Risks, Compliance, and Unknowns

  • Quality variance: Names, jargon, and dialects drive errors. Demand custom glossaries, per‑tenant tuning, and confidence scores in logs.
  • Latency targets: “Near-simultaneous” must hold under load and across regions. Test worst‑case network paths and mixed device setups.
  • Consent and identity: Voice/Emotion preservation is adjacent to voice cloning. Require explicit participant consent, clear UI indicators, and enterprise policy enforcement.
  • Data handling: Where is audio processed? What’s retained for model improvement? Ensure controls for data residency, retention, and opt‑out from training.
  • Security and audit: Expect SSO, RBAC, event logs showing who enabled translation, for which streams, and with which settings—for audit and dispute resolution.
  • Cost visibility: Usage can spike with large events or contact centers. Insist on budget guards (quotas, alerts) and transparent unit economics.
  • Timeline risk: Integration at scale is hard. Plan for phased availability by workload and region; do not over‑commit critical workflows until SLAs are published.

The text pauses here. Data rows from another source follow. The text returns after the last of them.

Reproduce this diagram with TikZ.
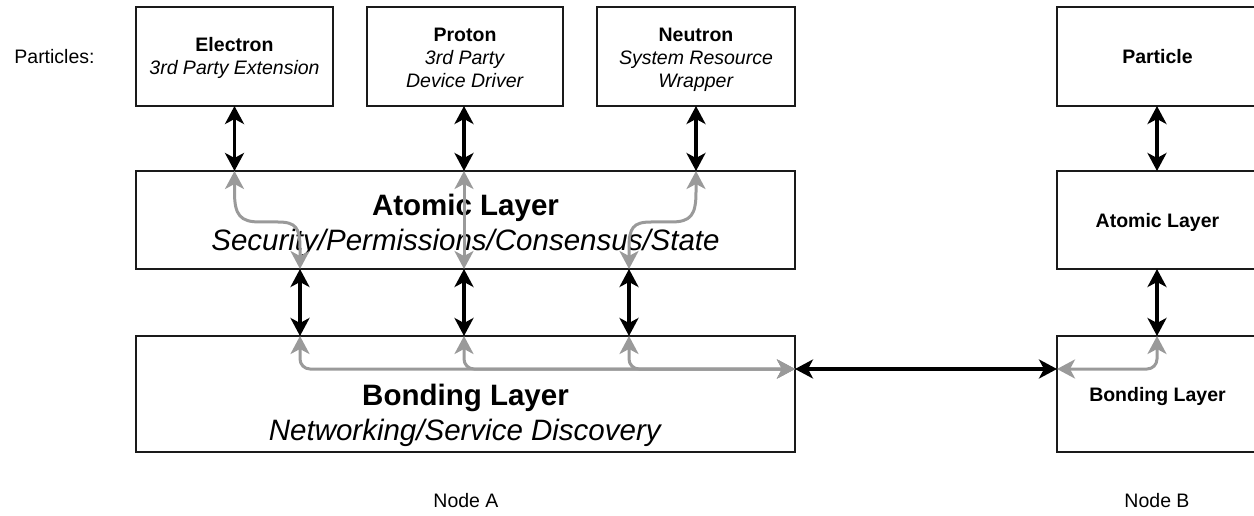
\documentclass[tikz,border=0pt]{standalone}
\usepackage{fontspec}
\setmainfont{Liberation Sans}
\usetikzlibrary{arrows.meta}
\definecolor{edgegray}{HTML}{9A9A9A}
\definecolor{boxline}{HTML}{1A1A1A}
\newcommand\fsmallx{\fontsize{19.5}{23}\selectfont}
\newcommand\fbigx{\fontsize{29.5}{35}\selectfont}
\tikzset{
  box/.style={draw=boxline, line width=2pt, inner sep=0pt, outer sep=0pt, rectangle, align=center, font=\fsmallx},
  onebox/.style={box, text depth=0pt},
  tipx/.tip={Stealth[length=18pt,width=19pt,inset=5pt]},
  blk/.style={draw=black, line width=3.2pt, tipx-tipx},
  gry/.style={draw=edgegray, line width=3pt, tipx-tipx},
  lbl/.style={inner sep=0pt, font=\fsmallx, align=center},
}
\begin{document}
\begin{tikzpicture}[x=1pt,y=-1pt]
\useasboundingbox (0,0) rectangle (1254,516);
% boxes
\node[box, minimum width=197pt, minimum height=99pt] (electron) at (234.5,56.5) {};
\node[lbl] (electronT) at (234.5,58) {\textbf{Electron}\\\textit{3rd Party Extension}};
\node[box, minimum width=196pt, minimum height=99pt] (proton) at (465,56.5) {};
\node[lbl] (protonT) at (465,58) {\textbf{Proton}\\\textit{3rd Party}\\\textit{Device Driver}};
\node[box, minimum width=198pt, minimum height=99pt] (neutron) at (696,56.5) {};
\node[lbl] (neutronT) at (696,60) {\textbf{Neutron}\\\textit{System Resource}\\\textit{Wrapper}};
\node[onebox, minimum width=201pt, minimum height=99pt] (particle) at (1157.5,56.5) {\textbf{Particle}};
\node[box, minimum width=659pt, minimum height=98pt] (atomA) at (465.5,220) {};
\node[lbl, font=\fbigx] (atomAT) at (465.5,225) {\textbf{Atomic Layer}\\\textit{Security/Permissions/Consensus/State}};
\node[box, minimum width=659pt, minimum height=116pt] (bondA) at (465.5,394) {};
\node[lbl, font=\fbigx] (bondAT) at (465.5,415) {\textbf{Bonding Layer}\\\textit{Networking/Service Discovery}};
\node[onebox, minimum width=201pt, minimum height=98pt] (atomB) at (1157.5,220) {\textbf{Atomic Layer}};
\node[onebox, minimum width=201pt, minimum height=116pt] (bondB) at (1157.5,394) {\textbf{Bonding Layer}};
% labels
\node[lbl] (plabel) at (54.5,57) {Particles:};
\node[lbl] (nodeA) at (466,501) {Node A};
\node[lbl] (nodeB) at (1157,501) {Node B};
% helper coordinates
\coordinate (c1) at (300,0);
\coordinate (c2) at (464,0);
\coordinate (c3) at (629,0);
\coordinate (cb) at (1157,0);
% gray connectors in atomic layer
\draw[gry] (electron.south |- atomA.north) -- (234.5,192) .. controls (234.5,215) and (240,222) .. (260,222) -- (278,222) .. controls (296,222) and (300,228) .. (300,248) -- (c1 |- atomA.south);
\draw[gry] (c2 |- atomA.north) -- (c2 |- atomA.south);
\draw[gry] (neutron.south |- atomA.north) -- (696,192) .. controls (696,215) and (691,222) .. (671,222) -- (651,222) .. controls (633,222) and (629,228) .. (629,248) -- (c3 |- atomA.south);
% gray connectors in bonding layer
\draw[gry, rounded corners=10pt] (c1 |- bondA.north) -- (300,369) -- ([yshift=25pt]bondA.east);
\draw[gry, rounded corners=10pt] (c2 |- bondA.north) -- (464,369) -- ([yshift=25pt]bondA.east);
\draw[gry, rounded corners=10pt] (c3 |- bondA.north) -- (629,369) -- ([yshift=25pt]bondA.east);
\draw[gry, rounded corners=10pt] ([yshift=25pt]bondB.west) -- (1157,369) -- (cb |- bondB.north);
% black connectors
\draw[blk] (electron.south) -- (electron.south |- atomA.north);
\draw[blk] (c2 |- proton.south) -- (c2 |- atomA.north);
\draw[blk] (neutron.south) -- (neutron.south |- atomA.north);
\draw[blk] (cb |- particle.south) -- (cb |- atomB.north);
\draw[blk] (cb |- atomB.south) -- (cb |- bondB.north);
\draw[blk] (c1 |- atomA.south) -- (c1 |- bondA.north);
\draw[blk] (c2 |- atomA.south) -- (c2 |- bondA.north);
\draw[blk] (c3 |- atomA.south) -- (c3 |- bondA.north);
\draw[blk] ([yshift=25pt]bondA.east) -- ([yshift=25pt]bondB.west);
\end{tikzpicture}
\end{document}
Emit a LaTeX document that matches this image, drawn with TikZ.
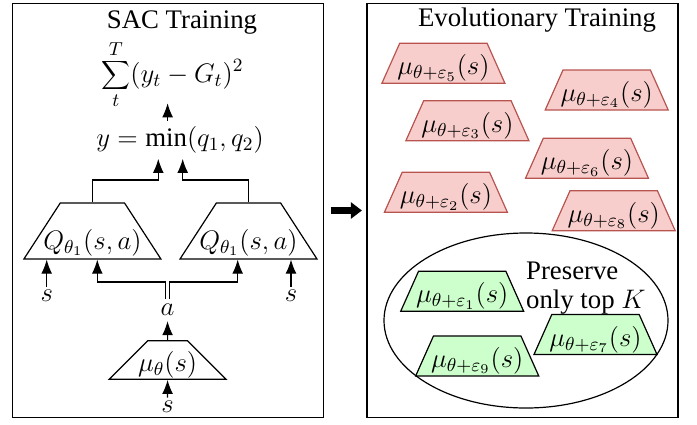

Operator Playbook: What To Do Next

  • Identify high‑ROI use cases: Start with 2-3 flows where miscommunication hurts outcomes (support escalations, multilingual demos, onboarding). Define KPIs (FCR, CSAT, NPS, handle time).
  • Join early access: Engage your Cisco account team for pilot programs. Test across accents, noise conditions, and domain jargon with a curated script pack.
  • Set policy and consent: Update meeting policies to cover translated voice, retention, and disclosure. Add in‑meeting cues so participants know dubbing is active.
  • Build guardrails: Require per‑meeting controls, fallback to captions, and easy “original audio” toggles. Integrate with DLP where recordings are exported.
  • Plan for cost: Model translated minutes per user by function (e.g., 300-1,000 minutes/month for heavy callers). Set quotas and alerts before broad rollout.
  • Developer path: Map where you’ll surface the capability beyond meetings—contact center desktops, CRM side panels, LMS—via Webex APIs/SDKs once available.
  • Sovereignty check: If you operate in regulated markets, validate data paths and residency. If on-prem is mandatory, push Cisco for roadmap clarity before scaling.

Bottom line: Cisco’s EzDubs bet is strategically sound and, if executed, will push the market beyond captions to truly multilingual, natural voice collaboration. Treat 2025-2026 as the pilot-and-hardening window, press for enterprise controls and clear SLAs, and deploy in stages where the business case is strongest.